2) Create another folder with the following structure Twitter/src/main/scala and created the .scala file in this folder with the name TwitterPopularTags.scala. This has slight changes from the code which we got from the github. I had to change the import statements
import org.apache.spark.streaming.Seconds
import org.apache.spark.streaming.StreamingContext
import org.apache.spark.streaming.StreamingContext._
import org.apache.spark.SparkContext._
import org.apache.spark.streaming.twitter._
import org.apache.spark.SparkConf
3) After this, create another folder under the parent folder with the following name
Twitter/project
and create a file with the name assembly.sbt . This has the path for the assembly plugin. Following is the full code present in the file.
resolvers += Resolver.url("sbt-plugin-releases-scalasbt", url("http://repo.scala-sbt.org/scalasbt/sbt-plugin-releases/"))
addSbtPlugin("com.eed3si9n" % "sbt-assembly" % "0.12.0")
4) Once the above two are created, create a file in the parent directory of the project (Twitter) with the name build.sbt. This is where we need to provide the name of the .Jar file we need to create and also the dependencies. Please note that even the blank lines between the codes in this file are important.
name := "TwitterPopularTags"
version := "1.0"
mergeStrategy in assembly <<= (mergeStrategy in assembly) { (old) =>
{
case PathList("META-INF", xs @ _*) => MergeStrategy.discard
case x => MergeStrategy.first
}
}
libraryDependencies += "org.apache.spark" %% "spark-core" % "1.1.0" % "provided"
libraryDependencies += "org.apache.spark" %% "spark-streaming" % "1.1.0" % "provided"
libraryDependencies += "org.apache.spark" %% "spark-streaming-twitter" % "1.2.0"
libraryDependencies += "org.twitter4j" % "twitter4j-stream" % "3.0.3"
resolvers += "Akka Repository" at "http://repo.akka.io/releases/"
5) Finally we have to open the terminal and go to the parent folder of the project (Twitter). From here enter the following command:
sbt assembly
This will download the dependencies and create the jar file we need.
6) In order to run the program we need a twitter app created under our ID and provide the auth token and other details. The detailed step on how to create this is present in following link.

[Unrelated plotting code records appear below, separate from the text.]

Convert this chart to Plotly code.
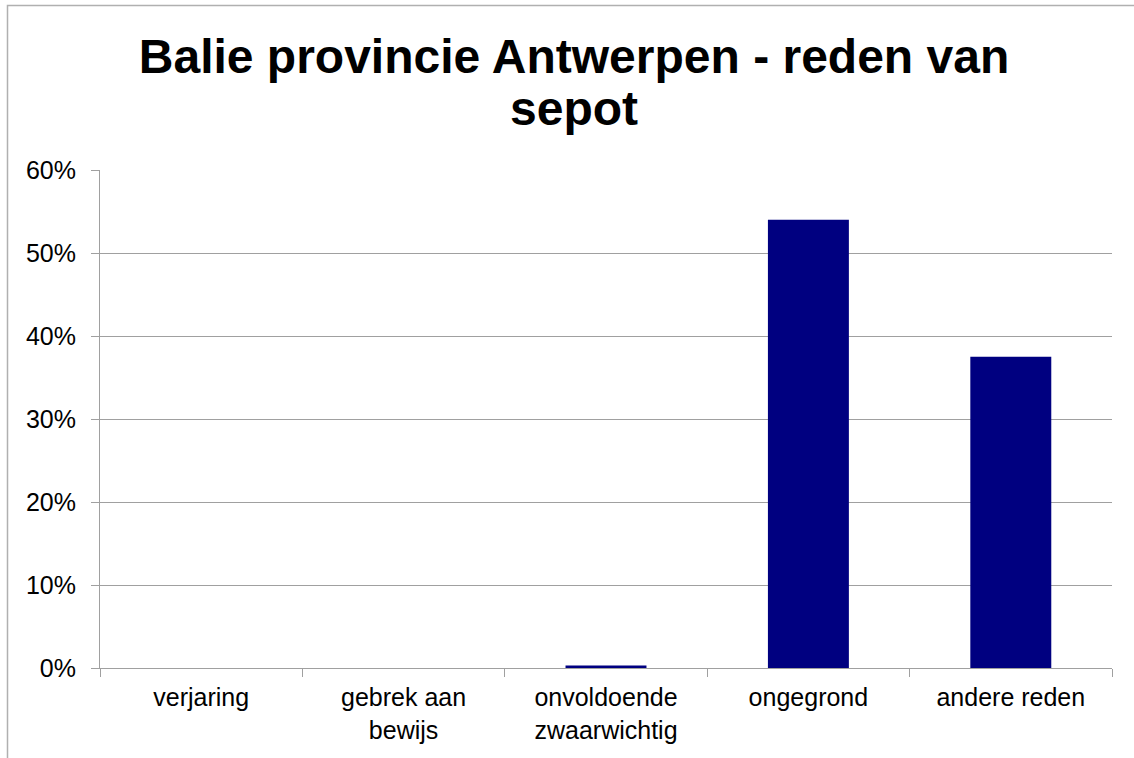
import plotly.graph_objects as go

categories = ["verjaring", "gebrek aan<br>bewijs", "onvoldoende<br>zwaarwichtig", "ongegrond", "andere reden"]
values = [0.0, 0.0, 0.003, 0.54, 0.375]
y_ticks = [0, 0.1, 0.2, 0.3, 0.4, 0.5, 0.6]

title_line1 = "Balie provincie Antwerpen - reden van"
title_line2 = "sepot"

FONT = "Liberation Sans, Arial, sans-serif"

fig = go.Figure()
fig.add_trace(go.Bar(x=categories, y=values, width=0.4,
                     marker=dict(color="#000080", line=dict(width=0))))

W, H = 1134, 758
L, R, T, B = 100, 22, 170, 90
pw, ph = W - L - R, H - T - B

def px_x(p):
    return (p - L) / pw

def px_y(p):
    return (H - B - p) / ph

fig.update_layout(
    width=W, height=H,
    margin=dict(l=L, r=R, t=T, b=B),
    paper_bgcolor="white", plot_bgcolor="white",
    font=dict(family=FONT, color="black", size=25),
    title=dict(text=title_line1, x=574 / W, xref="container", xanchor="center",
               y=1 - 56 / H, yref="container", yanchor="middle",
               font=dict(size=48, family=FONT, color="black", weight="bold")),
    annotations=[dict(text=title_line2, xref="paper", yref="paper",
                      x=px_x(574), y=px_y(108), xanchor="center", yanchor="middle",
                      showarrow=False,
                      font=dict(size=48, family=FONT, color="black", weight="bold"))],
    showlegend=False,
    xaxis=dict(showline=True, linecolor="#a0a0a0", linewidth=1,
               ticks="outside", ticklen=8, tickcolor="#a0a0a0", tickson="boundaries",
               ticklabelstandoff=7,
               showgrid=False, tickfont=dict(size=25)),
    yaxis=dict(range=[0, 0.6], tickvals=y_ticks, tickformat=".0%",
               showline=True, linecolor="#a0a0a0", linewidth=1,
               ticks="outside", ticklen=8, tickcolor="#a0a0a0",
               ticklabelstandoff=10,
               showgrid=True, gridcolor="#a0a0a0", gridwidth=1,
               zeroline=False, tickfont=dict(size=25)),
    shapes=[dict(type="rect", xref="paper", yref="paper",
                 x0=px_x(7.5), x1=px_x(1145), y0=px_y(770), y1=px_y(5.5),
                 line=dict(color="#b0b0b0", width=1.5), fillcolor="rgba(0,0,0,0)", layer="below")],
)

fig.write_html("out.html", config={"displayModeBar": False},
               post_script="document.body.style.margin='0';document.body.style.overflow='hidden';")
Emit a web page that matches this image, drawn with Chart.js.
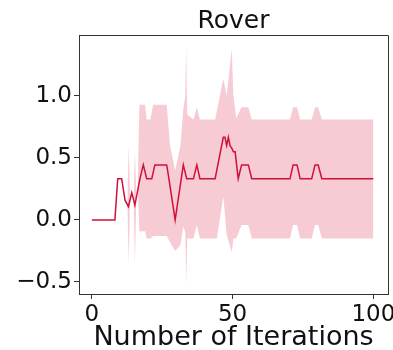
<!DOCTYPE html>
<html>
<head>
<meta charset="utf-8">
<script src="https://cdn.jsdelivr.net/npm/chart.js@4/dist/chart.umd.min.js"></script>
<style>
  html, body { margin: 0; padding: 0; background: #fff; }
  #wrap { width: 393px; height: 350px; }
</style>
</head>
<body>
<div id="wrap"><canvas id="c" width="393" height="350"></canvas></div>
<script>
// ---- data ----
const titleText = "Rover";
const xLabel = "Number of Iterations";
const xTicks = [0, 50, 100];
const yTicks = [-0.5, 0.0, 0.5, 1.0];

// mean curve (iteration, value)
const meanX = [0, 8.2, 9.2, 10.6, 11.8, 13.0, 14.2, 15.3, 17.1, 18.3, 19.5, 21.3, 22.4, 26.6, 27.2, 29.6,
  32.5, 33.7, 36.1, 37.3, 38.4, 43.8, 46.7, 47.3, 47.9, 48.5, 49.1, 49.7, 50.3, 50.9, 52.0, 53.2, 55.6, 56.8,
  70.4, 71.5, 72.9, 74.0, 78.1, 79.3, 80.4, 81.7, 100];
const meanY = [0, 0, 0.333, 0.333, 0.16, 0.107, 0.22, 0.12, 0.333, 0.444, 0.333, 0.333, 0.444, 0.444, 0.36, 0.0,
  0.444, 0.333, 0.333, 0.444, 0.333, 0.333, 0.667, 0.667, 0.6, 0.667, 0.6, 0.58, 0.55, 0.55, 0.333, 0.444, 0.444, 0.333,
  0.333, 0.444, 0.444, 0.333, 0.333, 0.444, 0.444, 0.333, 0.333];

// shaded band (iteration, upper edge, lower edge)
const bandX = [12.6, 13.1, 13.6, 14.9, 15.3, 15.8, 16.3, 16.9, 18.9, 19.5, 20.8, 21.8, 26.6, 27.8, 29.6, 31.5,
  32.5, 33.2, 33.5, 33.9, 36.1, 37.3, 38.4, 43.8, 44.4, 46.7, 47.9, 49.7, 50.3, 51.3, 53.2, 55.6, 56.8,
  70.4, 71.5, 72.9, 74.0, 78.1, 79.3, 80.4, 81.7, 100];
const bandUpper = [0.12, 0.6, 0.18, 0.17, 0.56, 0.2, 0.28, 0.93, 0.93, 0.81, 0.81, 0.93, 0.93, 0.6, 0.4, 0.6,
  0.9, 1.0, 1.40, 0.85, 0.81, 0.91, 0.81, 0.81, 0.88, 1.14, 1.0, 1.38, 1.0, 0.82, 0.91, 0.91, 0.81,
  0.81, 0.91, 0.91, 0.81, 0.81, 0.91, 0.91, 0.81, 0.81];
const bandLower = [0.12, -0.34, 0.18, 0.17, -0.37, 0.2, 0.28, -0.09, -0.09, -0.15, -0.15, -0.13, -0.13, -0.18, -0.25, -0.2,
  -0.05, -0.1, -0.52, -0.15, -0.15, -0.04, -0.15, -0.15, -0.15, 0.19, -0.12, -0.26, -0.15, -0.15, -0.04, -0.04, -0.15,
  -0.15, -0.04, -0.04, -0.15, -0.15, -0.04, -0.04, -0.15, -0.15];

const pts = (xs, ys) => xs.map((x, i) => ({ x: x, y: ys[i] }));

const FONT = "'DejaVu Sans', sans-serif";
const AX = '#333333';

const frame = {
  id: 'frame',
  afterDatasetsDraw(chart) {
    const a = chart.chartArea, ctx = chart.ctx;
    ctx.save();
    ctx.strokeStyle = AX;
    ctx.lineWidth = 1;
    ctx.beginPath();
    ctx.moveTo(a.left, a.top + 0.5);
    ctx.lineTo(a.right + 0.5, a.top + 0.5);
    ctx.lineTo(a.right + 0.5, a.bottom);
    ctx.stroke();
    ctx.restore();
  }
};

new Chart(document.getElementById('c'), {
  type: 'line',
  data: {
    datasets: [
      { label: 'mean', data: pts(meanX, meanY), borderColor: '#d0103a', borderWidth: 1.5,
        pointRadius: 0, tension: 0, fill: false },
      { label: 'upper', data: pts(bandX, bandUpper), borderWidth: 0, borderColor: 'rgba(0,0,0,0)',
        backgroundColor: 'rgba(220,20,60,0.22)', pointRadius: 0, tension: 0, fill: '+1' },
      { label: 'lower', data: pts(bandX, bandLower), borderWidth: 0, borderColor: 'rgba(0,0,0,0)',
        pointRadius: 0, tension: 0, fill: false }
    ]
  },
  options: {
    responsive: false,
    animation: false,
    devicePixelRatio: 1,
    layout: { padding: { left: 0, right: 5, top: 0, bottom: 0 } },
    plugins: {
      legend: { display: false },
      tooltip: { enabled: false },
      title: {
        display: true, text: titleText, fullSize: false, color: '#111',
        font: { family: FONT, size: 25, weight: 'normal', lineHeight: 1.12 },
        padding: { top: 7, bottom: 0 }
      }
    },
    scales: {
      x: {
        type: 'linear', min: -4.55, max: 105.2,
        afterBuildTicks: (s) => { s.ticks = xTicks.map(v => ({ value: v })); },
        afterFit: (s) => { s.height = 56; s.paddingLeft = 0; s.paddingRight = 0; },
        ticks: { color: '#111', font: { family: FONT, size: 23 }, padding: 2, maxRotation: 0,
          callback: (v) => String(v) },
        grid: { display: true, drawOnChartArea: false, drawTicks: true, tickLength: 5, color: AX },
        border: { display: true, color: AX, width: 1 },
        title: { display: true, text: xLabel, color: '#111',
          font: { family: FONT, size: 27, lineHeight: 0.9 }, padding: { top: 0, bottom: 0 } }
      },
      y: {
        type: 'linear', min: -0.597, max: 1.492,
        afterBuildTicks: (s) => { s.ticks = yTicks.map(v => ({ value: v })); },
        afterFit: (s) => { s.width = 79; s.paddingTop = 0; s.paddingBottom = 0; },
        ticks: { color: '#111', font: { family: FONT, size: 23 }, padding: 2,
          callback: (v) => (v < 0 ? '\u2212' : '') + Math.abs(v).toFixed(1) },
        grid: { display: true, drawOnChartArea: false, drawTicks: true, tickLength: 5, color: AX },
        border: { display: true, color: AX, width: 1 }
      }
    }
  },
  plugins: [frame]
});
</script>
</body>
</html>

http://ampcamp.berkeley.edu/3/exercises/realtime-processing-with-spark-streaming.html
7) Once we have all the above done we can use the spark-submit command from VM to run the job. Example command is
./bin/spark-submit
--class TwitterPopularTags
--master local[4]
/path/to/TwitterPopilarTags.jar
comsumerkey consumersecret accesstoken accesssecret
8) This prints the output to the console so to monitor the output it is better to reduce the frequency
by adjusting the code.
Please let me know if any more details are required.
Thanks & Regards,
VPV